Staff numbers at both agencies have plummeted by about 75 percent since the relocation. At NIFA, the employees who approve the grant paperwork and release funds are gone. The publishing staff at ERS did not accept the reassignment to Kansas City. The flow of research and grants from these agencies has slowed, employees said, piled up behind the logjam of empty desks.
An internal ERS memo obtained by The Washington Post and first reported by Politico describes dozens of delayed ERS reports. Two USDA employees, speaking on the condition of anonymity because they were not authorized to discuss the document, confirmed the existence of this list, which was circulated among ERS managers in mid-September.
According to a statement that USDA’s press office provided Tuesday, “ERS has taken important action to ensure mission continuity and delivery of mission-critical work throughout the transition, and as a result, the agency is on track to complete its mandated and calendared projects.”
The nearly 40 delayed reports include studies into veterans’ diets, honeybee health and the opioid epidemic. Other reports address obesity, international markets and organic foods. These studies are completed but unpublished. Other ERS projects, in earlier stages, have been abandoned.

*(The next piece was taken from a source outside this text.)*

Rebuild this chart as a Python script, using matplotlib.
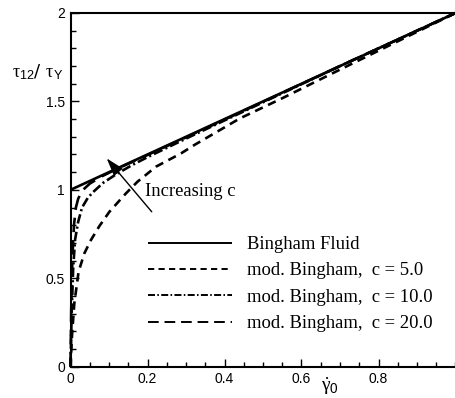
import matplotlib
matplotlib.use("Agg")
import matplotlib.pyplot as plt
from matplotlib.ticker import MultipleLocator

# ---- data ----
bingham_x = [0.0, 1.0]
bingham_y = [1.0, 2.0]

c5_x = [0.0, 0.004, 0.01, 0.021, 0.036, 0.053, 0.075, 0.101, 0.144, 0.174, 0.222, 0.287, 0.322, 0.44, 0.55, 0.70, 0.85, 1.0]
c5_y = [0.0, 0.18, 0.36, 0.537, 0.641, 0.716, 0.795, 0.876, 0.98, 1.046, 1.131, 1.206, 1.254, 1.404, 1.518, 1.68, 1.84, 2.0]

c10_x = [0.0, 0.003, 0.007, 0.012, 0.02, 0.03, 0.045, 0.06, 0.085, 0.12, 0.16, 0.2, 0.3, 0.5, 0.7, 1.0]
c10_y = [0.0, 0.30, 0.56, 0.72, 0.82, 0.90, 0.955, 0.99, 1.04, 1.09, 1.14, 1.185, 1.29, 1.495, 1.70, 2.0]

c20_x = [0.0, 0.002, 0.005, 0.009, 0.014, 0.02, 0.03, 0.05, 0.08, 0.12, 0.2, 0.4, 0.7, 1.0]
c20_y = [0.0, 0.35, 0.62, 0.80, 0.90, 0.95, 0.995, 1.035, 1.075, 1.118, 1.197, 1.397, 1.70, 2.0]

labels = ["Bingham Fluid",
          "mod. Bingham,  c = 5.0",
          "mod. Bingham,  c = 10.0",
          "mod. Bingham,  c = 20.0"]
annot_text = "Increasing c"
xticks = [0, 0.2, 0.4, 0.6, 0.8]
xticklabels = ["0", "0.2", "0.4", "0.6", "0.8"]
yticks = [0, 0.5, 1, 1.5, 2]
yticklabels = ["0", "0.5", "1", "1.5", "2"]

plt.rcParams["mathtext.fontset"] = "custom"
plt.rcParams["mathtext.rm"] = "Liberation Serif"
plt.rcParams["mathtext.it"] = "Liberation Serif:italic"
plt.rcParams["mathtext.sf"] = "Liberation Sans"

# ---- figure ----
W, H = 456, 398
fig = plt.figure(figsize=(W / 100, H / 100), dpi=100)
ax = fig.add_axes([70.5 / W, (H - 366.7) / H, 385 / W, (366.7 - 13) / H])

lw = 1.9
ax.plot(bingham_x, bingham_y, color="black", lw=lw, solid_capstyle="butt", clip_on=False, label=labels[0])
ax.plot(c5_x, c5_y, color="black", lw=lw, dashes=(3.2, 2.2), clip_on=False, label=labels[1])
ax.plot(c10_x, c10_y, color="black", lw=lw, dashes=(3.6, 1.2, 0.8, 1.2), clip_on=False, label=labels[2])
ax.plot(c20_x, c20_y, color="black", lw=lw, dashes=(5.5, 3.0), clip_on=False, label=labels[3])

ax.set_xlim(0, 1)
ax.set_ylim(0, 2)
ax.set_xticks(xticks)
ax.set_xticklabels(xticklabels)
ax.set_yticks(yticks)
ax.set_yticklabels(yticklabels)
ax.xaxis.set_minor_locator(MultipleLocator(0.05))
ax.yaxis.set_minor_locator(MultipleLocator(0.1))

for side in ["left", "bottom", "top"]:
    ax.spines[side].set_linewidth(1.5)
ax.spines["right"].set_visible(False)

ax.tick_params(which="both", direction="in", top=False, right=False, width=1.0)
ax.tick_params(which="major", length=6)
ax.tick_params(which="minor", length=3.5)
ax.tick_params(axis="both", labelsize=10, pad=4)
for t in ax.get_xticklabels() + ax.get_yticklabels():
    t.set_family("Liberation Sans")

# legend
leg = ax.legend(loc="upper left", bbox_to_anchor=(148 / W, (H - 236) / H),
                bbox_transform=fig.transFigure, frameon=False,
                prop={"family": "Liberation Serif", "size": 13.4},
                handlelength=4.5, handletextpad=0.8, labelspacing=0.5,
                borderpad=0, borderaxespad=0)
for line in leg.get_lines():
    line.set_linewidth(1.4)

# annotation with arrow
ax.annotate("", xy=(0.094, 1.178), xytext=(0.211, 0.876),
            arrowprops=dict(arrowstyle="-|>,head_length=1.1,head_width=0.35",
                            color="black", lw=1.0, shrinkA=0, shrinkB=0))
ax.text(0.194, 0.99, annot_text, fontsize=13.4, family="Liberation Serif",
        ha="left", va="center")

# axis titles
fig.text(12 / W, (H - 72) / H,
         r"$\mathrm{\tau}_{\mathsf{12}}$/ $\mathrm{\tau}_{\mathsf{Y}}$",
         fontsize=13, ha="left", va="center")
fig.text(330 / W, (H - 386) / H, r"$\dot{\mathrm{\gamma}}_{\mathsf{0}}$",
         fontsize=14, ha="center", va="center")

fig.savefig("out.png", dpi=100)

Laura Dodson, an economist and acting vice president of American Federation of Government Employees Local 3403, the union chapter that represents ERS employees, had been working on what was to be a two-year-long report on the herbicide dicamba. Soybean farmers use dicamba where weeds have developed resistance to another herbicide, glyphosate. But dicamba “has serious negative effects to neighboring farms who don’t plant dicamba-resistant seeds,” Dodson said. “It can essentially wipe out their whole crop.”
ERS is “one of the few places, if not the only place right now, that has field-level data on dicamba drift issues,” Dodson said. The scientists who would have been her co-authors left ERS. Dodson will be unable to complete the study alone.
At NIFA, program directors and grant reviewers ensured that unspent funds in danger of returning to the Treasury Department at the end of the fiscal year were successfully obligated (meaning the money has been designated for specific projects). But no staff remain at the agency who are able to approve the grant paperwork or authorize the funds’ release.
As a result, tens of millions of dollars in approved grants are in limbo, set aside for recipients but unreleased. Funds for projects supported by NIFA’s competitive grant program, the $400 million Agriculture and Food Research Initiative, also have been delayed.
Michael P. O’Neill, an extension scientist at the University of Connecticut, said he was told last week to expect additional 60-day funding delays, bringing wait times up to four months. “They’re great people, and they’re going to do the best they can,” said O’Neill, a former NIFA program director. “But they have a budget of $1.7 billion — that’s a lot of money to move with a really, really reduced staff.”
At the University of Connecticut, some NIFA funds pay the salaries of employees who study water quality, operate greenhouses and perform other agricultural jobs, O’Neill said. Large land-grant universities will be able to weather these delays, he predicted, but he was concerned that historically black universities and tribal colleges may be hit harder.
Sen. Debbie Stabenow (D-Mich.) sent a letter to Perdue on Friday asking about the status of NIFA grants. According to her letter, as of last week, funding had not been awarded for several NIFA programs as mandated by the farm bill, such as the Specialty Crops Research Initiative, the Organic Agriculture Research and Extension Initiative, and the Gus Schumacher Nutrition Incentive Program (which promotes the purchase of fruits and vegetables among people who receive food stamps).
“With over 75 percent of reassigned employees opting not to relocate, on top of already high vacancy rates, the relocation has left these agencies with little ability to do their important work,” Stabenow wrote.
About 70 of 224 NIFA employees eligible to relocate accepted the reassignment, according to an internal estimate, said Thomas Bewick, a NIFA employee and AFGE chapter vice president. Every worker who declined the reassignment was to be fired on Friday, but USDA extended some employees’ contracts through March. According to the USDA statement, 38 employees at ERS and 22 employees at NIFA have “delayed relocation orders."
A head count of staff at ERS, conducted by the union, determined that 141 of 181 employees declined to move, Dodson said. Twenty-four people had their contracts extended. Sixteen accepted the reassignment.
“USDA is doing a bunch of different things to try to prevent us from going into mission failure,” Dodson said. It has asked employees who chose to retire in September to return to work part-time.
“ERS and NIFA are working to bring people back on by the next pay period,” per the USDA statement. Short-term contractors and employees from other agencies in the department also are helping to “ensure mission continuity through the transition.”
Two new NIFA employees were “onboarding” in Kansas City, USDA Deputy Undersecretary Scott Hutchins wrote in an email to employees on Sept. 6. “There are approximately 150 permanent recruitments in progress right now for ERS and NIFA,” he said.
As of Monday, according to the USDA, 15 new ERS employees and 16 relocated employees were working in Kansas City. Forty-five NIFA employees have relocated to Kansas City, where they were joined by four new employees, USDA said. Seventy-four ERS employees and 19 NIFA employees remain as permanent staff in D.C.